School district in Burlington County, New Jersey, US

The Bordentown Regional School District is a comprehensive regional public school district that serves students in pre-Kindergarten through twelfth grade from communities in Burlington County, in the U.S. state of New Jersey. The district serves students from Bordentown City, Bordentown Township and Fieldsboro Borough.

As of the 2023–24 school year, the district, comprised of five schools, had an enrollment of 2,232 students and 190.0 classroom teachers (on an FTE basis), for a student–teacher ratio of 11.8:1.

The New Hanover Township School District, consisting of non-military portions of New Hanover Township (including its Cookstown area) and Wrightstown Borough, sends students to Bordentown Regional High School on a tuition basis for grades 9–12 as part of a sending/receiving relationship that has been in place since the 1960s, with about 50 students from the New Hanover district being sent to the high school. As of 2011, the New Hanover district was considering expansion of its relationship to send students to Bordentown for middle school for grades 6–8.

==History==
In 1948, during de jure educational segregation in the United States, the district had a school for black children.

Edward Forsthoffer retired effective July 1, 2021, and was succeeded by Trudy Atkins.

The district had been classified by the New Jersey Department of Education as being in District Factor Group "DE", the fifth highest of eight groupings. District Factor Groups organize districts statewide to allow comparison by common socioeconomic characteristics of the local districts. From lowest socioeconomic status to highest, the categories are A, B, CD, DE, FG, GH, I and J.

==Awards and recognition==
Bordentown Regional High School was recognized by Governor Jim McGreevey in 2003 as one of 25 schools selected statewide for the First Annual Governor's School of Excellence award.
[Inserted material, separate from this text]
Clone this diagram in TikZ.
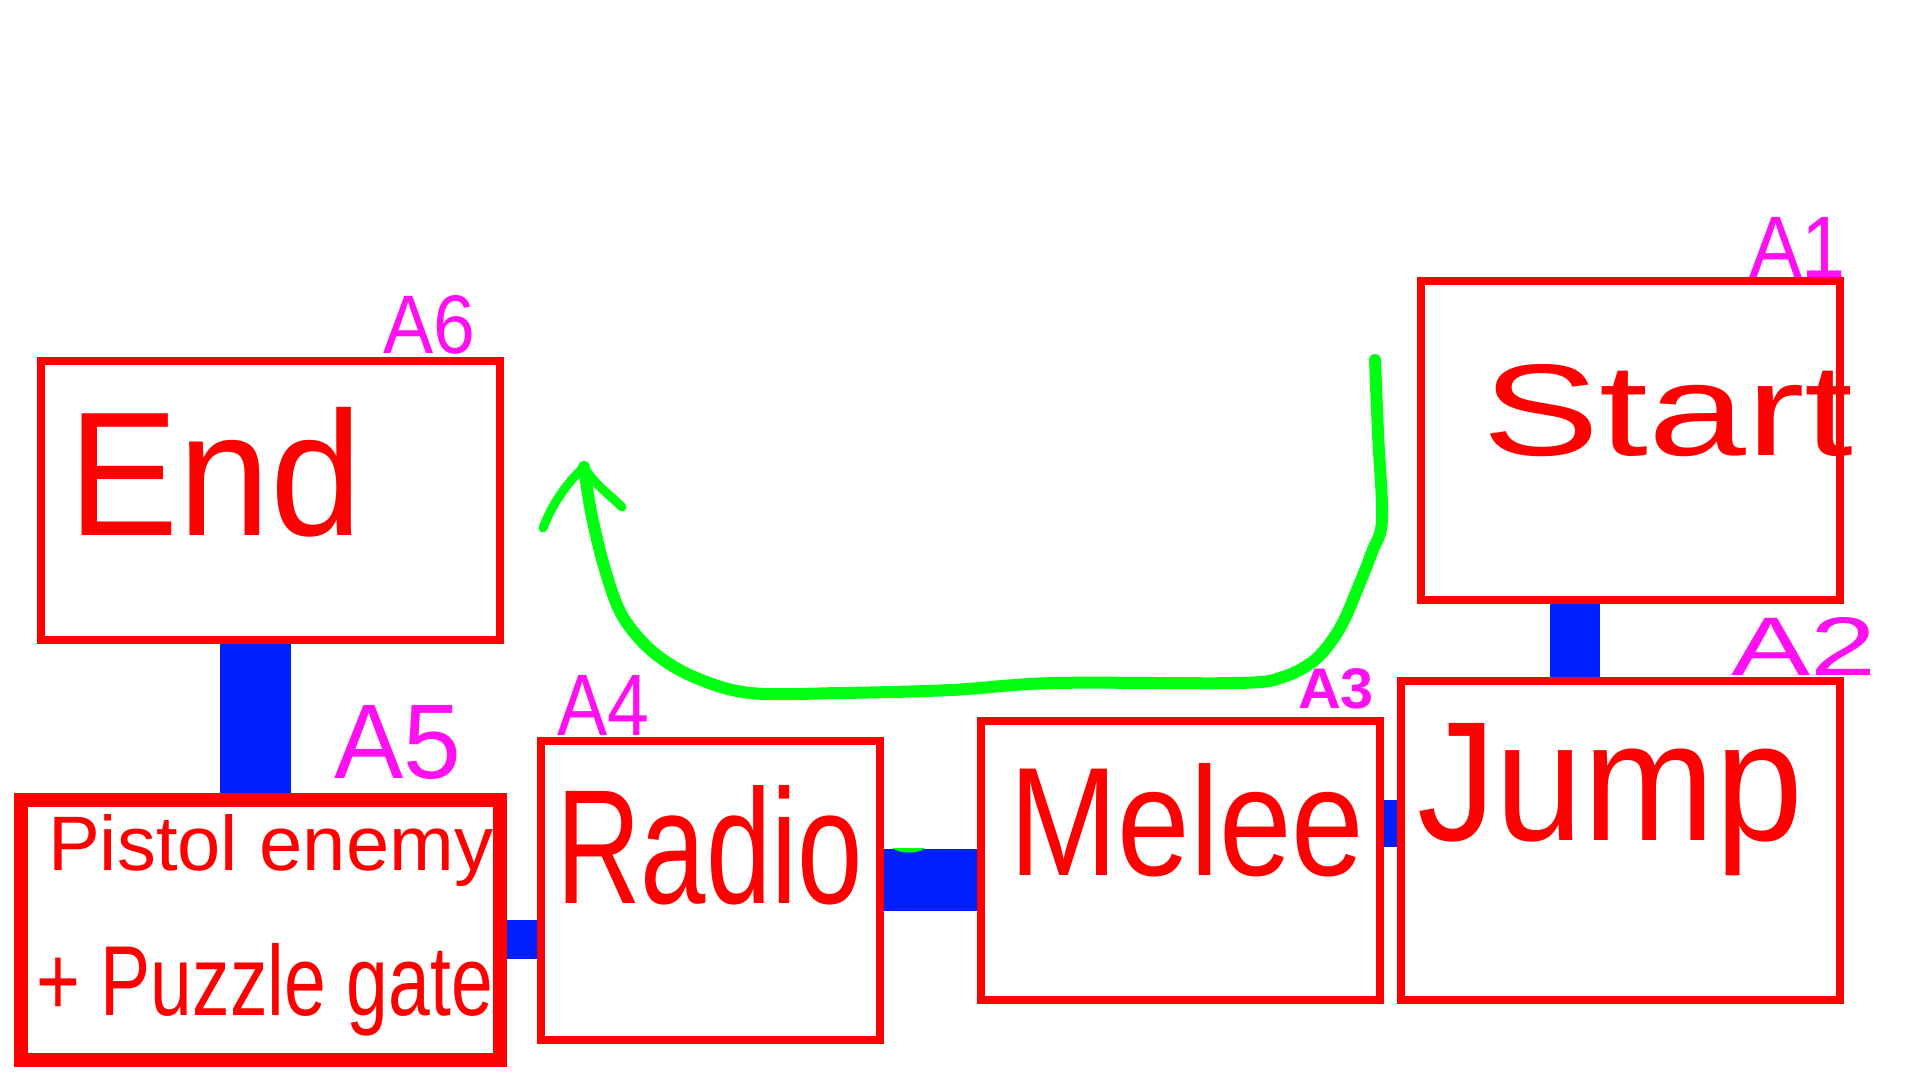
\documentclass[tikz,border=0pt]{standalone}
\usepackage{fontspec}
\setmainfont{Liberation Sans}
\usepackage{graphicx}
\usetikzlibrary{calc}
\pgfdeclarelayer{canvas}
\pgfdeclarelayer{background}
\pgfsetlayers{canvas,background,main}
\definecolor{boxred}{RGB}{255,0,0}
\definecolor{barblue}{RGB}{0,32,255}
\definecolor{arrowgreen}{RGB}{0,255,16}
\definecolor{tagmag}{RGB}{255,16,240}
\newcommand{\fitbox}[3]{\resizebox{#1pt}{#2pt}{#3}}
\begin{document}
\begin{tikzpicture}[x=1pt,y=-1pt,
 roombox/.style={draw=boxred, line width=8pt, rectangle, inner sep=0pt, outer sep=0pt},
 bar/.style={draw=barblue},
 txt/.style={inner sep=0pt, outer sep=0pt, text=boxred, anchor=base west},
 tag/.style={inner sep=0pt, outer sep=0pt, text=tagmag, anchor=base west},
 flow/.style={draw=arrowgreen, line width=12pt, line cap=round, line join=round}]
\useasboundingbox (0,0) rectangle (1920,1080);
\begin{pgfonlayer}{canvas}
\fill[white] (0,0) rectangle (1920,1080);
\end{pgfonlayer}

% rooms
\node[roombox, minimum width=459pt, minimum height=279pt] (endroom) at (270.5,500.5) {};
\node[roombox, line width=14pt, minimum width=479pt, minimum height=260pt] (pistol) at (260.5,930) {};
\node[roombox, minimum width=339pt, minimum height=299pt] (radio) at (710.5,890.5) {};
\node[roombox, minimum width=399pt, minimum height=279pt] (melee) at (1180.5,860.5) {};
\node[roombox, minimum width=439pt, minimum height=319pt] (jump) at (1620.5,840.5) {};
\node[roombox, minimum width=419pt, minimum height=319pt] (start) at (1630.5,440.5) {};

% connectors
\coordinate (b1x) at (255.5,0);
\coordinate (b2y) at (0,939.5);
\coordinate (b3y) at (0,880);
\coordinate (b4y) at (0,823.5);
\coordinate (b5x) at (1575,0);
\begin{pgfonlayer}{background}
\draw[bar, line width=71pt] (endroom.south -| b1x) -- (pistol.north -| b1x);
\draw[bar, line width=39pt] (pistol.east |- b2y) -- (radio.west |- b2y);
\draw[bar, line width=62pt] (radio.east |- b3y) -- (melee.west |- b3y);
\draw[bar, line width=47pt] (melee.east |- b4y) -- (jump.west |- b4y);
\draw[bar, line width=50pt] (start.south -| b5x) -- (jump.north -| b5x);
\end{pgfonlayer}
\fill[arrowgreen] (893,848) .. controls (898,854) and (920,854) .. (925,848) -- cycle;

% room texts
\node[txt] (endtxt) at (68,535) {\fitbox{294}{128}{End}};
\node[txt] (pistoltxt) at (48,870) {\fitbox{445}{56}{Pistol enemy}};
\node[txt] (gatetxt) at (36,1015) {\fitbox{457}{72}{+ Puzzle gate}};
\node[txt] (radiotxt) at (556,903) {\fitbox{307}{118}{Radio}};
\node[txt] (meleetxt) at (1009,875) {\fitbox{355}{112}{Melee}};
\node[txt] (jumptxt) at (1417,840) {\fitbox{386}{117}{Jump}};
\node[txt] (starttxt) at (1482,455) {\fitbox{371}{91}{Start}};

% area tags
\node[tag] (tagA6) at (383,353) {\fitbox{92}{58}{A6}};
\node[tag] (tagA5) at (334,778) {\fitbox{127}{73}{A5}};
\node[tag] (tagA4) at (557,735) {\fitbox{92}{60}{A4}};
\node[tag] (tagA3) at (1298,708) {\fitbox{76}{40}{\bfseries A3}};
\node[tag] (tagA2) at (1731,675) {\fitbox{145}{58}{A2}};
\node[tag] (tagA1) at (1749,277) {\fitbox{97}{60}{A1}};

% green flow arrow
\coordinate (gstart) at (1375,360);
\coordinate (gtip) at (584,467);
\draw[flow] plot[smooth, tension=0.55] coordinates {(gstart) (1378,433) (1382,520) (1372,552) (1357,590) (1340,628) (1316,659) (1283,677) (1238,683) (1054,683) (951,690) (841,693) (750,693) (694,677) (653,652) (623,617) (606,573) (592,517) (gtip)};
\draw[flow, line width=9pt] (gtip) .. controls (565,485) and (552,505) .. (543,528);
\draw[flow, line width=9pt] (gtip) .. controls (595,485) and (610,495) .. (622,507);
\end{tikzpicture}
\end{document}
For the 2005–06 school year, Peter Muschal School was one of 22 schools statewide selected as Governor's School of Excellence Winners, an award given to schools that have demonstrated significant academic improvement over the previous two academic years.

== Schools ==
Schools in the district (with 2023–24 enrollment data from the National Center for Education Statistics) are:
- Elementary schools
- Clara Barton Elementary School with 215 students in grades K–2 (generally serves Bordentown City and the Holloway Meadows section of Bordentown Township)
  - Heather Wawrzyniak, principal
- Peter Muschal Elementary School with 480 students in grades PreK–5 (generally serves remainder of Bordentown Township and the Borough of Fieldsboro)
  - James Lymper, principal
- MacFarland Intermediate School with 247 students in grades 3–5
  - Daniel Riether, principal
- Middle school
- Bordentown Regional Middle School with 505 students in grades 6–8
  - Joseph Sprague, principal
- High school
- Bordentown Regional High School with 762 students in grades 9–12
  - Robert Walder, principal

== Administration ==
Core members of the district's administration are:
- Edward Forsthoffer, superintendent
- Chifonda Henry, business administrator and board secretary

==Board of education==
The district's board of education is comprised of nine members who set policy and oversee the fiscal and educational operation of the district through its administration. As a Type II school district, the board's trustees are elected directly by voters to serve three-year terms of office on a staggered basis, with three seats up for election each year held (since 2012) as part of the November general election. The board appoints a superintendent to oversee the district's day-to-day operations and a business administrator to supervise the business functions of the district. The board's nine seats are allocated based on the population of the constituent municipalities, with six seats assigned to Bordentown Township, two seats to Bordentown City and one seat to Fieldsboro; a tenth, non-voting seat is assigned to New Hanover Township.